§ **INSTRUCTION**
Omit all pictures. Copy the rest of the material exactly.

#####

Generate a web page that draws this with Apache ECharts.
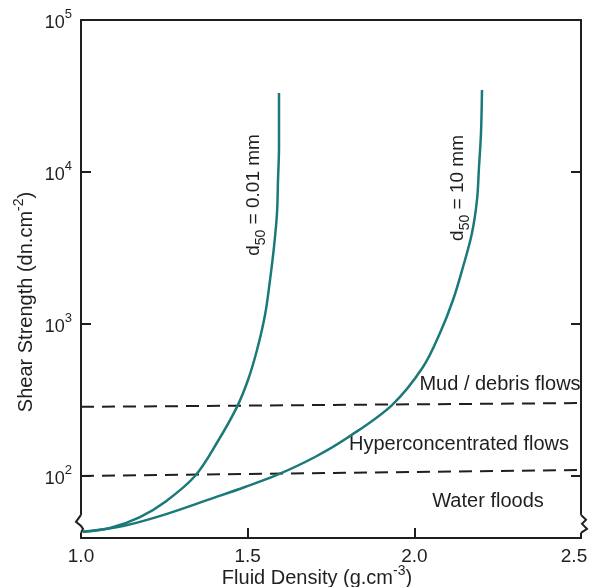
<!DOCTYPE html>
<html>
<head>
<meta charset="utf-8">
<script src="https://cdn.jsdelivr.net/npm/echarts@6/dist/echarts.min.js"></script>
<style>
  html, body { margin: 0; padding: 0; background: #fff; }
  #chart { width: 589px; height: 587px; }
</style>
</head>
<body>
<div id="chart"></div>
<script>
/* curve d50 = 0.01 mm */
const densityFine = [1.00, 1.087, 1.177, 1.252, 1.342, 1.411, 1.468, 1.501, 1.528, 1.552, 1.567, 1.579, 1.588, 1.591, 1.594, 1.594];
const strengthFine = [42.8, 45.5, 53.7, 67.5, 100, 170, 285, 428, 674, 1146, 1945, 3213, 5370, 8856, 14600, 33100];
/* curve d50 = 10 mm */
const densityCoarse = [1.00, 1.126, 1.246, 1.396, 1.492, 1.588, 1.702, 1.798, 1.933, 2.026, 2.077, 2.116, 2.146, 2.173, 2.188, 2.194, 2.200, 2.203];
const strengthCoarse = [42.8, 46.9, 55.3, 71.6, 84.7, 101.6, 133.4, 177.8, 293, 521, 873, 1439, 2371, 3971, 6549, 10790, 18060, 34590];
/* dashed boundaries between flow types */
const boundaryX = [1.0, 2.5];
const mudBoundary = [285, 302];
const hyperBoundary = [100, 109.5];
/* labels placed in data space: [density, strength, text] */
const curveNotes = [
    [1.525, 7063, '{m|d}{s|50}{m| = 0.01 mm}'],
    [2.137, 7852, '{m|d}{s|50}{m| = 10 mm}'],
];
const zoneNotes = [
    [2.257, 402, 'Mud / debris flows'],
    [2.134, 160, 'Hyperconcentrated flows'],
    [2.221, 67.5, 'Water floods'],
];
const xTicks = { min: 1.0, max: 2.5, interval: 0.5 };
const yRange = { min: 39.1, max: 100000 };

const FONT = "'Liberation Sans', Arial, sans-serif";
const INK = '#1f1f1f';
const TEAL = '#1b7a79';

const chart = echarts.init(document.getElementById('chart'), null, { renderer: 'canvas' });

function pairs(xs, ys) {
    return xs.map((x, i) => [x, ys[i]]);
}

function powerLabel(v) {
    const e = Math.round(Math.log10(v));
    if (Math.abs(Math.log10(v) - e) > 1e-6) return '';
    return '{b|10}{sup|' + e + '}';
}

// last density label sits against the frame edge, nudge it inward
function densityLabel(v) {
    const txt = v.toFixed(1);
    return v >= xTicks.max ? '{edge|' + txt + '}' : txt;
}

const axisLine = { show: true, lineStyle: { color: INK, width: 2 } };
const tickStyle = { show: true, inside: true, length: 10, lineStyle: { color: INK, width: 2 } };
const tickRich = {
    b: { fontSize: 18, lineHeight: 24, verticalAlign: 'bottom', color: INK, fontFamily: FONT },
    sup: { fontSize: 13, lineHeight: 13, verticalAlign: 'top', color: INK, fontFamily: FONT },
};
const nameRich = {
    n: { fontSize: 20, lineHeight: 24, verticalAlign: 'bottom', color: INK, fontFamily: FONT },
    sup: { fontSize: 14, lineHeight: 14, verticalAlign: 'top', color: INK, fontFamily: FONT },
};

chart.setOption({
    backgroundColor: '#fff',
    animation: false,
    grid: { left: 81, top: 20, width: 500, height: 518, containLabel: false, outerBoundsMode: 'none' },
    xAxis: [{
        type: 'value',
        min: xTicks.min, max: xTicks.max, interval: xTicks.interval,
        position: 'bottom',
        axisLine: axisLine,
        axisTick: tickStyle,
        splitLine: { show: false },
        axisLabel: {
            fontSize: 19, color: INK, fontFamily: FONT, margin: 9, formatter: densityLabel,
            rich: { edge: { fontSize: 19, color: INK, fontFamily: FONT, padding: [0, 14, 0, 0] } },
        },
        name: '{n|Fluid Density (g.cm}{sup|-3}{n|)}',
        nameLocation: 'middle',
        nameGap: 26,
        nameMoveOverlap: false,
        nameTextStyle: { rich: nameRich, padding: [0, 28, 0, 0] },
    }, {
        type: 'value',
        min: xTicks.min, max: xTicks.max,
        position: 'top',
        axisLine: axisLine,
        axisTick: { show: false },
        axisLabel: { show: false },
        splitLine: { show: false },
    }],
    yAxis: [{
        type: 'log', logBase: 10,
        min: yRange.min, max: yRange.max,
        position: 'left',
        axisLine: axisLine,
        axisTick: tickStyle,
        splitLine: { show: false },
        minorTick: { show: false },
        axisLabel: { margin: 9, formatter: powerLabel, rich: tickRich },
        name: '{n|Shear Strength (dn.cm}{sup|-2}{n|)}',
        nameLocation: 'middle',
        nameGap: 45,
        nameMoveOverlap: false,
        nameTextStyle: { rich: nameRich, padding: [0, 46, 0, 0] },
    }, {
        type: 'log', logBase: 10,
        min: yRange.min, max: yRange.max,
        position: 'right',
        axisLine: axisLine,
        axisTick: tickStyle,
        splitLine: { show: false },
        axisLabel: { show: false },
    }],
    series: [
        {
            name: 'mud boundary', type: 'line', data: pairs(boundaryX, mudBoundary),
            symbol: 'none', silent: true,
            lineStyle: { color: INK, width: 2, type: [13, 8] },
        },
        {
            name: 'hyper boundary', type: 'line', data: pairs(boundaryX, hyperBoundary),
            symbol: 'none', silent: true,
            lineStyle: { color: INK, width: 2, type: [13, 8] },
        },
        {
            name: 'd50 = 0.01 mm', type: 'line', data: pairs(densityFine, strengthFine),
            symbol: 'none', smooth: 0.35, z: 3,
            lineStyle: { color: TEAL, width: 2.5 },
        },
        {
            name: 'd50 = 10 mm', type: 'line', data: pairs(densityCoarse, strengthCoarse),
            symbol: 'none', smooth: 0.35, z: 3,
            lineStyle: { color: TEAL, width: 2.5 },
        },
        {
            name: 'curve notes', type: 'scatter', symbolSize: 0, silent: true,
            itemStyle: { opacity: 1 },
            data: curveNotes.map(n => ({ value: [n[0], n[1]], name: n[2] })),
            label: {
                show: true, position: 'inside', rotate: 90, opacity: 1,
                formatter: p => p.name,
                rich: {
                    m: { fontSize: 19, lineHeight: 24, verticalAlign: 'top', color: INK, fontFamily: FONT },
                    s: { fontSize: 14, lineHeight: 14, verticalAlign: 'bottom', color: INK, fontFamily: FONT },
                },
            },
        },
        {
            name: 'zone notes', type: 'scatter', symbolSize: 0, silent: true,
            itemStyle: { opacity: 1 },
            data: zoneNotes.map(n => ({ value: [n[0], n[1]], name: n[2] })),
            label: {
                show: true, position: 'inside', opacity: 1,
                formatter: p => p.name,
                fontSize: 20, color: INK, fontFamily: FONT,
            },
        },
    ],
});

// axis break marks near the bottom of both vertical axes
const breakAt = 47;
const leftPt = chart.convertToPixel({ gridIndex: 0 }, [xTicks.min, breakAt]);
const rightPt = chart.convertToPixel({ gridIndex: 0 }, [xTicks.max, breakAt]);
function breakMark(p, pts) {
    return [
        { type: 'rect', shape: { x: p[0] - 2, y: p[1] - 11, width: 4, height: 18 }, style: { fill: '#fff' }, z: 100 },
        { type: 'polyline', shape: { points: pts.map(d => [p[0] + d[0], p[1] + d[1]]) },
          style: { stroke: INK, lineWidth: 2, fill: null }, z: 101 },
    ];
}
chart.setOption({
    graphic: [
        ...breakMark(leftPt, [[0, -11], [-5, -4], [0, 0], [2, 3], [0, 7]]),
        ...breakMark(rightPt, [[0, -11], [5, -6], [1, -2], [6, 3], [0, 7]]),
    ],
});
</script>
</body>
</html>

#####

§ **ANSWER FOR THE TASK**
Generate a web page that draws this with Apache ECharts.
<!DOCTYPE html>
<html>
<head>
<meta charset="utf-8">
<script src="https://cdn.jsdelivr.net/npm/echarts@6/dist/echarts.min.js"></script>
<style>
  html, body { margin: 0; padding: 0; background: #fff; }
  #chart { width: 589px; height: 587px; }
</style>
</head>
<body>
<div id="chart"></div>
<script>
/* curve d50 = 0.01 mm */
const densityFine = [1.00, 1.087, 1.177, 1.252, 1.342, 1.411, 1.468, 1.501, 1.528, 1.552, 1.567, 1.579, 1.588, 1.591, 1.594, 1.594];
const strengthFine = [42.8, 45.5, 53.7, 67.5, 100, 170, 285, 428, 674, 1146, 1945, 3213, 5370, 8856, 14600, 33100];
/* curve d50 = 10 mm */
const densityCoarse = [1.00, 1.126, 1.246, 1.396, 1.492, 1.588, 1.702, 1.798, 1.933, 2.026, 2.077, 2.116, 2.146, 2.173, 2.188, 2.194, 2.200, 2.203];
const strengthCoarse = [42.8, 46.9, 55.3, 71.6, 84.7, 101.6, 133.4, 177.8, 293, 521, 873, 1439, 2371, 3971, 6549, 10790, 18060, 34590];
/* dashed boundaries between flow types */
const boundaryX = [1.0, 2.5];
const mudBoundary = [285, 302];
const hyperBoundary = [100, 109.5];
/* labels placed in data space: [density, strength, text] */
const curveNotes = [
    [1.525, 7063, '{m|d}{s|50}{m| = 0.01 mm}'],
    [2.137, 7852, '{m|d}{s|50}{m| = 10 mm}'],
];
const zoneNotes = [
    [2.257, 402, 'Mud / debris flows'],
    [2.134, 160, 'Hyperconcentrated flows'],
    [2.221, 67.5, 'Water floods'],
];
const xTicks = { min: 1.0, max: 2.5, interval: 0.5 };
const yRange = { min: 39.1, max: 100000 };

const FONT = "'Liberation Sans', Arial, sans-serif";
const INK = '#1f1f1f';
const TEAL = '#1b7a79';

const chart = echarts.init(document.getElementById('chart'), null, { renderer: 'canvas' });

function pairs(xs, ys) {
    return xs.map((x, i) => [x, ys[i]]);
}

function powerLabel(v) {
    const e = Math.round(Math.log10(v));
    if (Math.abs(Math.log10(v) - e) > 1e-6) return '';
    return '{b|10}{sup|' + e + '}';
}

// last density label sits against the frame edge, nudge it inward
function densityLabel(v) {
    const txt = v.toFixed(1);
    return v >= xTicks.max ? '{edge|' + txt + '}' : txt;
}

const axisLine = { show: true, lineStyle: { color: INK, width: 2 } };
const tickStyle = { show: true, inside: true, length: 10, lineStyle: { color: INK, width: 2 } };
const tickRich = {
    b: { fontSize: 18, lineHeight: 24, verticalAlign: 'bottom', color: INK, fontFamily: FONT },
    sup: { fontSize: 13, lineHeight: 13, verticalAlign: 'top', color: INK, fontFamily: FONT },
};
const nameRich = {
    n: { fontSize: 20, lineHeight: 24, verticalAlign: 'bottom', color: INK, fontFamily: FONT },
    sup: { fontSize: 14, lineHeight: 14, verticalAlign: 'top', color: INK, fontFamily: FONT },
};

chart.setOption({
    backgroundColor: '#fff',
    animation: false,
    grid: { left: 81, top: 20, width: 500, height: 518, containLabel: false, outerBoundsMode: 'none' },
    xAxis: [{
        type: 'value',
        min: xTicks.min, max: xTicks.max, interval: xTicks.interval,
        position: 'bottom',
        axisLine: axisLine,
        axisTick: tickStyle,
        splitLine: { show: false },
        axisLabel: {
            fontSize: 19, color: INK, fontFamily: FONT, margin: 9, formatter: densityLabel,
            rich: { edge: { fontSize: 19, color: INK, fontFamily: FONT, padding: [0, 14, 0, 0] } },
        },
        name: '{n|Fluid Density (g.cm}{sup|-3}{n|)}',
        nameLocation: 'middle',
        nameGap: 26,
        nameMoveOverlap: false,
        nameTextStyle: { rich: nameRich, padding: [0, 28, 0, 0] },
    }, {
        type: 'value',
        min: xTicks.min, max: xTicks.max,
        position: 'top',
        axisLine: axisLine,
        axisTick: { show: false },
        axisLabel: { show: false },
        splitLine: { show: false },
    }],
    yAxis: [{
        type: 'log', logBase: 10,
        min: yRange.min, max: yRange.max,
        position: 'left',
        axisLine: axisLine,
        axisTick: tickStyle,
        splitLine: { show: false },
        minorTick: { show: false },
        axisLabel: { margin: 9, formatter: powerLabel, rich: tickRich },
        name: '{n|Shear Strength (dn.cm}{sup|-2}{n|)}',
        nameLocation: 'middle',
        nameGap: 45,
        nameMoveOverlap: false,
        nameTextStyle: { rich: nameRich, padding: [0, 46, 0, 0] },
    }, {
        type: 'log', logBase: 10,
        min: yRange.min, max: yRange.max,
        position: 'right',
        axisLine: axisLine,
        axisTick: tickStyle,
        splitLine: { show: false },
        axisLabel: { show: false },
    }],
    series: [
        {
            name: 'mud boundary', type: 'line', data: pairs(boundaryX, mudBoundary),
            symbol: 'none', silent: true,
            lineStyle: { color: INK, width: 2, type: [13, 8] },
        },
        {
            name: 'hyper boundary', type: 'line', data: pairs(boundaryX, hyperBoundary),
            symbol: 'none', silent: true,
            lineStyle: { color: INK, width: 2, type: [13, 8] },
        },
        {
            name: 'd50 = 0.01 mm', type: 'line', data: pairs(densityFine, strengthFine),
            symbol: 'none', smooth: 0.35, z: 3,
            lineStyle: { color: TEAL, width: 2.5 },
        },
        {
            name: 'd50 = 10 mm', type: 'line', data: pairs(densityCoarse, strengthCoarse),
            symbol: 'none', smooth: 0.35, z: 3,
            lineStyle: { color: TEAL, width: 2.5 },
        },
        {
            name: 'curve notes', type: 'scatter', symbolSize: 0, silent: true,
            itemStyle: { opacity: 1 },
            data: curveNotes.map(n => ({ value: [n[0], n[1]], name: n[2] })),
            label: {
                show: true, position: 'inside', rotate: 90, opacity: 1,
                formatter: p => p.name,
                rich: {
                    m: { fontSize: 19, lineHeight: 24, verticalAlign: 'top', color: INK, fontFamily: FONT },
                    s: { fontSize: 14, lineHeight: 14, verticalAlign: 'bottom', color: INK, fontFamily: FONT },
                },
            },
        },
        {
            name: 'zone notes', type: 'scatter', symbolSize: 0, silent: true,
            itemStyle: { opacity: 1 },
            data: zoneNotes.map(n => ({ value: [n[0], n[1]], name: n[2] })),
            label: {
                show: true, position: 'inside', opacity: 1,
                formatter: p => p.name,
                fontSize: 20, color: INK, fontFamily: FONT,
            },
        },
    ],
});

// axis break marks near the bottom of both vertical axes
const breakAt = 47;
const leftPt = chart.convertToPixel({ gridIndex: 0 }, [xTicks.min, breakAt]);
const rightPt = chart.convertToPixel({ gridIndex: 0 }, [xTicks.max, breakAt]);
function breakMark(p, pts) {
    return [
        { type: 'rect', shape: { x: p[0] - 2, y: p[1] - 11, width: 4, height: 18 }, style: { fill: '#fff' }, z: 100 },
        { type: 'polyline', shape: { points: pts.map(d => [p[0] + d[0], p[1] + d[1]]) },
          style: { stroke: INK, lineWidth: 2, fill: null }, z: 101 },
    ];
}
chart.setOption({
    graphic: [
        ...breakMark(leftPt, [[0, -11], [-5, -4], [0, 0], [2, 3], [0, 7]]),
        ...breakMark(rightPt, [[0, -11], [5, -6], [1, -2], [6, 3], [0, 7]]),
    ],
});
</script>
</body>
</html>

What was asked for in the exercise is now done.